Le président de la communauté d'agglomération d'Orléans plaidait aussi pour une meilleure prise en compte des charges de centralité des centres-bourgs pour le calcul des attributions au titre du Fpic. Cette préoccupation ne figure pas dans la délibération du CFL. En revanche, Charles-Eric Lemaignen a convaincu ses collègues pour que la délibération appelle à la mise à l'étude d'une réforme du calcul des potentiels financier et fiscal. Il s'agirait de prendre en compte les dotations de péréquation communales et intercommunales ainsi que le Fpic dans le calcul de ces instruments.
La réforme globale de la DGF est "nécessaire"
Le CFL demande encore une meilleure compensation des exonérations de fiscalité locale et des abattements sur le foncier bâti qui existent dans les quartiers de la politique de la ville. Enfin, il réclame un aménagement des modalités de répartition de la dotation politique de la ville.

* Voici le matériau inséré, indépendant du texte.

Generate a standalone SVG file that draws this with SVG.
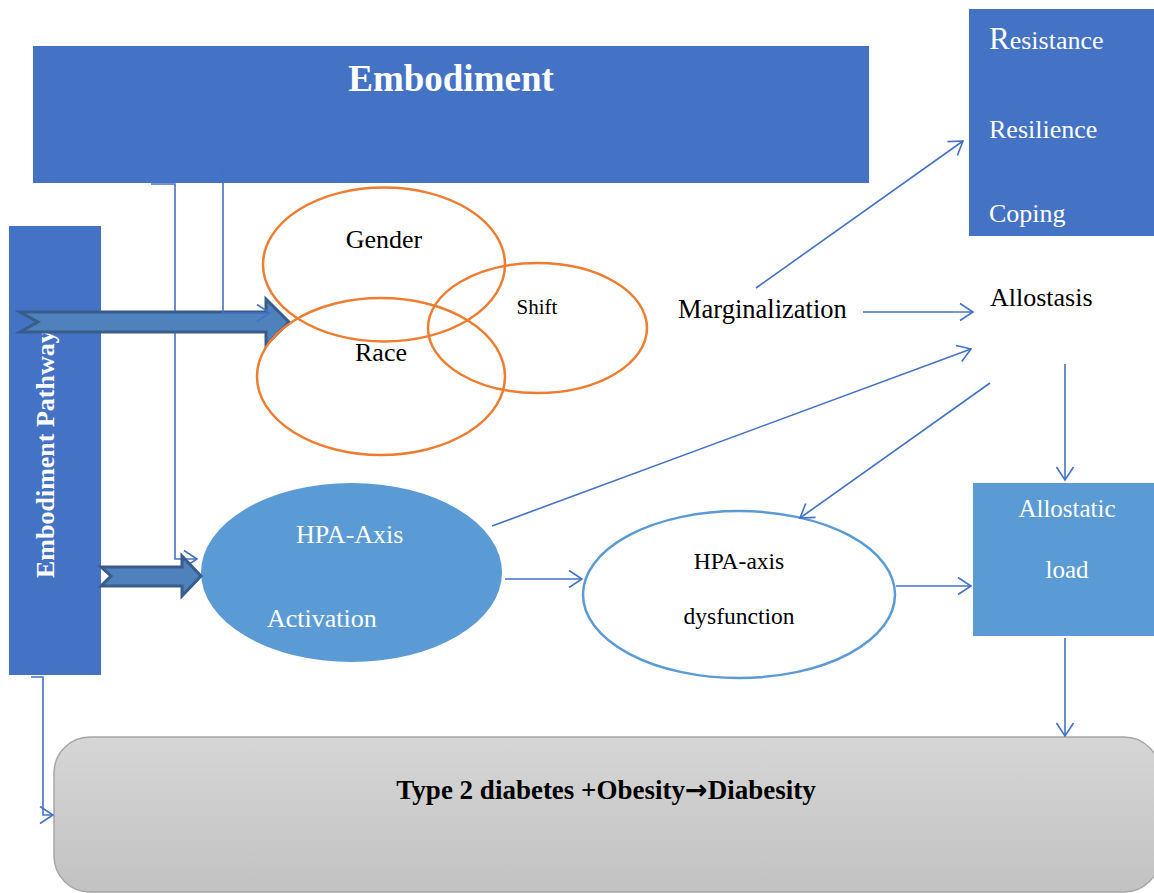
<svg xmlns="http://www.w3.org/2000/svg" width="1154" height="893" viewBox="0 0 1154 893">
<style>
.serif{font-family:"Liberation Serif","Times New Roman",serif}
.wt{fill:#ffffff}
.bk{fill:#000000}
.ln{fill:none;stroke:#4472C4;stroke-width:1.6}
.arw{marker-end:url(#ah)}
.venn{fill:none;stroke:#ED7D31;stroke-width:2.5}
.blk{fill:#4F81BD;stroke:#385D8A;stroke-width:3;stroke-linejoin:miter}
</style>
<defs>
<marker id="ah" markerUnits="userSpaceOnUse" markerWidth="16" markerHeight="20" viewBox="0 0 16 20" refX="14" refY="10" orient="auto">
<path d="M1,1.5 L14,10 L1,18.5" fill="none" stroke="#4472C4" stroke-width="1.6"/>
</marker>
<linearGradient id="gg" x1="0" y1="0" x2="0" y2="1">
<stop offset="0" stop-color="#d6d6d6"/>
<stop offset="1" stop-color="#c2c2c2"/>
</linearGradient>
<clipPath id="actclip"><rect x="200" y="480" width="310" height="147"/></clipPath>
</defs>
<rect width="1154" height="893" fill="#ffffff"/>

<g id="embodiment">
<rect x="33" y="46" width="836" height="137" fill="#4472C4"/>
<text x="451" y="91" text-anchor="middle" class="serif wt" font-size="37" font-weight="bold">Embodiment</text>
</g>

<g id="embodiment-pathway">
<rect x="9" y="226" width="92" height="449" fill="#4472C4"/>
<text transform="translate(54,578) rotate(-90)" class="serif wt" font-size="26" font-weight="bold">Embodiment Pathway</text>
</g>

<g id="resistance">
<rect x="969" y="9" width="190" height="227" fill="#4472C4"/>
<text x="989" y="49" class="serif wt" font-size="26"><tspan font-size="31">R</tspan>esistance</text>
<text x="989" y="138" class="serif wt" font-size="26">Resilience</text>
<text x="989" y="222" class="serif wt" font-size="26">Coping</text>
</g>

<g id="marginalization">
<text x="678" y="318" class="serif bk" font-size="26.5">Marginalization</text>
</g>

<g id="allostasis">
<text x="990" y="306" class="serif bk" font-size="26">Allostasis</text>
</g>

<g id="allostatic-load">
<rect x="973" y="483" width="186" height="153" fill="#5B9BD5"/>
<text x="1067" y="517" text-anchor="middle" class="serif wt" font-size="25">Allostatic</text>
<text x="1067" y="578" text-anchor="middle" class="serif wt" font-size="25">load</text>
</g>

<g id="hpa-activation">
<ellipse cx="351.5" cy="572.5" rx="150.5" ry="89.5" fill="#5B9BD5"/>
<text x="296" y="543" class="serif wt" font-size="26">HPA-Axis</text>
<text x="267" y="627" class="serif wt" font-size="26" clip-path="url(#actclip)">Activation</text>
</g>

<g id="hpa-dysfunction">
<ellipse cx="739" cy="594.5" rx="156" ry="83.5" fill="#ffffff" stroke="#5B9BD5" stroke-width="2.5"/>
<text x="739" y="569" text-anchor="middle" class="serif bk" font-size="23.5">HPA-axis</text>
<text x="739" y="624" text-anchor="middle" class="serif bk" font-size="23.5">dysfunction</text>
</g>

<g id="diabesity">
<rect x="54" y="737" width="1106" height="155" rx="36" ry="36" fill="url(#gg)" stroke="#a6a6a6" stroke-width="1.5"/>
<text x="606" y="799" text-anchor="middle" class="serif bk" font-size="27" font-weight="bold">Type 2 diabetes +Obesity<tspan font-family="'DejaVu Sans',sans-serif" font-size="27">→</tspan>Diabesity</text>
</g>

<g id="connectors">
<polyline class="ln arw" points="151,184 175,184 175,559 197,559"/>
<path class="blk" d="M20,312 L266,312 L266,299 L289,322 L266,345 L266,332 L20,332 L38,322 Z"/>
<path class="blk" d="M101,567 L182,567 L182,556 L201,576 L182,596 L182,586 L101,586 L111,576 Z"/>
<polyline class="ln arw" points="176,165 223,165 223,313 270,313"/>
<polyline class="ln arw" points="31,677 43,677 43,815 53,815"/>
<line class="ln arw" x1="756" y1="288" x2="963" y2="141"/>
<line class="ln arw" x1="863" y1="312" x2="973" y2="312"/>
<line class="ln arw" x1="492" y1="526" x2="971" y2="349"/>
<line class="ln arw" x1="990" y1="383" x2="800" y2="518"/>
<line class="ln arw" x1="1065" y1="364" x2="1065" y2="480"/>
<line class="ln arw" x1="505" y1="579" x2="582" y2="579"/>
<line class="ln arw" x1="896" y1="586" x2="971" y2="586"/>
<line class="ln arw" x1="1065" y1="638" x2="1065" y2="736"/>
</g>

<g id="gender">
<ellipse class="venn" cx="384" cy="264.5" rx="121" ry="77"/>
<text x="384" y="248" text-anchor="middle" class="serif bk" font-size="26">Gender</text>
</g>
<g id="race">
<ellipse class="venn" cx="381" cy="376.5" rx="124" ry="78.5"/>
<text x="381" y="361" text-anchor="middle" class="serif bk" font-size="26">Race</text>
</g>
<g id="shift">
<ellipse class="venn" cx="537.5" cy="328" rx="109.5" ry="65"/>
<text x="537" y="314" text-anchor="middle" class="serif bk" font-size="21">Shift</text>
</g>
</svg>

"Beaucoup pariaient sur notre incapacité à nous mettre massivement d'accord", a déclaré André Laignel lors d'une conférence de presse à l'issue de la séance. Il s'est dit "heureux" que le CFL ait démontré le contraire. "Personne ne s'y retrouve totalement, mais c'est ça une synthèse", a-t-il ajouté. En se disant "convaincu" que le gouvernement introduirait les propositions de l'instance dans le projet de loi de finances pour 2017 qui sera présenté au cours de la deuxième quinzaine de septembre.
Très succinctement, le CFL rappelle dans sa délibération "la nécessité d'une réforme globale de la DGF". Ce chantier-là, le plus ample et polémique et dont la mise en œuvre est reportée à 2018 par la volonté du président de la République, fera donc l'objet de travaux de la part du CFL l'année prochaine.